Mr. Thackeray is forty-six years old, though from the silvery whiteness of his hair he appears somewhat older. He is very tall, standing upwards of six feet two inches, and as he walks erect his height makes him conspicuous in every assembly. His face is bloodless, and not particularly expressive, but remarkable for the fracture of the bridge of the nose, the result of an accident in youth. He wears a small grey whisker, but otherwise is clean shaven. No one meeting him could fail to recognise in him a gentleman; his bearing is cold and uninviting, his style of conversation either openly cynical, or affectedly good-natured and benevolent; his bonhomie is forced, his wit biting, his pride easily touched—but his appearance is invariably that of the cool, suave, well-bred gentleman, who, whatever may be rankling within, suffers no surface display of his emotion.
HIS CAREER.
For many years Mr.

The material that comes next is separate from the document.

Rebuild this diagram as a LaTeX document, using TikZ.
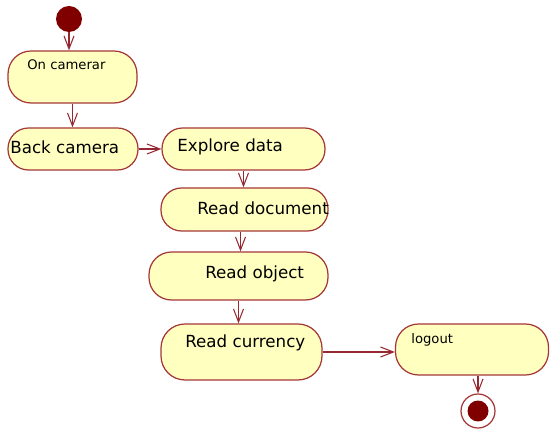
\documentclass[tikz,border=0pt]{standalone}
\usepackage{fontspec}
\setmainfont{DejaVu Sans}
\usetikzlibrary{arrows.meta,calc,positioning}
\definecolor{actfill}{RGB}{255,255,192}
\definecolor{actline}{RGB}{165,55,55}
\definecolor{flowline}{RGB}{150,40,50}
\definecolor{dotred}{RGB}{128,0,0}
\tikzset{
  activity/.style={draw=actline, fill=actfill, line width=0.7pt, rounded corners=0.41cm, inner sep=0pt},
  bigtxt/.style={font=\fontsize{9.5}{11}\selectfont, inner sep=0pt, anchor=west},
  smalltxt/.style={font=\fontsize{7.5}{9}\selectfont, inner sep=0pt, anchor=west},
  flow/.style={draw=flowline, line width=0.6pt, -{Straight Barb[length=2.6mm,width=2mm]}},
}

\begin{document}
\begin{tikzpicture}[x=0.02cm, y=-0.02cm]
    \useasboundingbox (0,0) rectangle (550,431);
    % initial and final states
    \node[circle, fill=dotred, minimum size=0.52cm, inner sep=0pt] (start) at (69,19) {};
    \node[circle, draw=actline, fill=white, line width=0.7pt, minimum size=0.68cm, inner sep=0pt] (finish) at (478,411) {};
    \node[circle, fill=dotred, minimum size=0.42cm, inner sep=0pt] (finishdot) at (finish) {};
    % activities
    \node[activity, rounded corners=0.46cm, minimum width=2.58cm, minimum height=1.04cm] (oncam) at (72.5,77) {};
    \node[activity, minimum width=2.6cm, minimum height=0.84cm] (back) at (73,149) {};
    \node[activity, minimum width=3.26cm, minimum height=0.84cm] (explore) at (243.5,149) {};
    \node[activity, minimum width=3.34cm, minimum height=0.86cm] (readdoc) at (244.5,209.5) {};
    \node[activity, rounded corners=0.45cm, minimum width=3.58cm, minimum height=0.96cm] (readobj) at (238.5,276) {};
    \node[activity, rounded corners=0.48cm, minimum width=3.22cm, minimum height=1.12cm] (readcur) at (241.5,352) {};
    \node[activity, rounded corners=0.46cm, minimum width=3.06cm, minimum height=1.02cm] (logout) at (472,349.5) {};
    % labels
    \node[smalltxt] (oncamtxt) at (27,65) {On camerar};
    \node[bigtxt] (backtxt) at (10,147) {Back camera};
    \node[bigtxt] (exploretxt) at (177,147) {Explore data};
    \node[bigtxt] (readdoctxt) at (197,208) {Read document};
    \node[bigtxt] (readobjtxt) at (205,274) {Read object};
    \node[bigtxt] (readcurtxt) at (185,343) {Read currency};
    \node[smalltxt] (logouttxt) at (411,340) {logout};
    % flows
    \draw[flow] (start) -- (start |- oncam.north);
    \draw[flow] (oncam.south) -- (oncam.south |- back.north);
    \draw[flow] (back.east) -- (explore.west);
    \draw[flow] (explore.south) -- (explore.south |- readdoc.north);
    \draw[flow] ($(readdoc.south)+(-4,0)$) -- ($(readdoc.south |- readobj.north)+(-4,0)$);
    \draw[flow] (readobj.south) -- (readobj.south |- readcur.north);
    \draw[flow] (readcur.east) -- (readcur.east -| logout.west);
    \draw[flow] (finish |- logout.south) -- (finish.north);
\end{tikzpicture}
\end{document}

Thackeray, though a prolific writer, and holding constant literary employment, was unknown by name to the great bulk of the public. To Fraser's Magazine he was a regular contributor, and very shortly after the commencement of Punch, he joined Mr. Mark Lemon's staff. In the Punch pages appeared many of his wisest, most thoughtful and wittiest essays; "Mr. Brown's Letters to His Nephew" on love, marriage, friendship, choice of a club, etc., contain an amount of worldly wisdom which, independently of the amusement to be obtained from them, render them really valuable reading to young men beginning life. The "Book of Snobs," equally perfect in its way, also originally appeared in Punch. Here, too, were published his buffooneries, his "Ballads of Policeman X," his "Jeames's Diary," and some other scraps, the mere form of which consisted in outrages on orthography, and of which he is now deservedly ashamed. It was with the publication of the third or fourth number of Vanity Fair that Mr. Thackeray began to dawn upon the reading public as a great genius. The greatest work, which, with perhaps the exception of "The Newcomes," is the most perfect literary dissection of the human heart, done with the cleverest and most unsparing hand, had been offered to and rejected by several of the first publishers in London. But the public saw and recognised its value; the great guns of literature, the Quarterly and the Edinburgh, boomed forth their praises, the light tirailleurs in the monthly and weekly Press re-echoed the feux-de-joie, and the novelist's success was made. "Pendennis" followed, and was equally valued by the literary world, but scarcely so popular with the public. Then came "Esmond," which fell almost still-born from the Press; and then "The Newcomes," perhaps the best of all. "The Virginians," now publishing, though admirably written, lacks interest of plot, and is proportionately unsuccessful.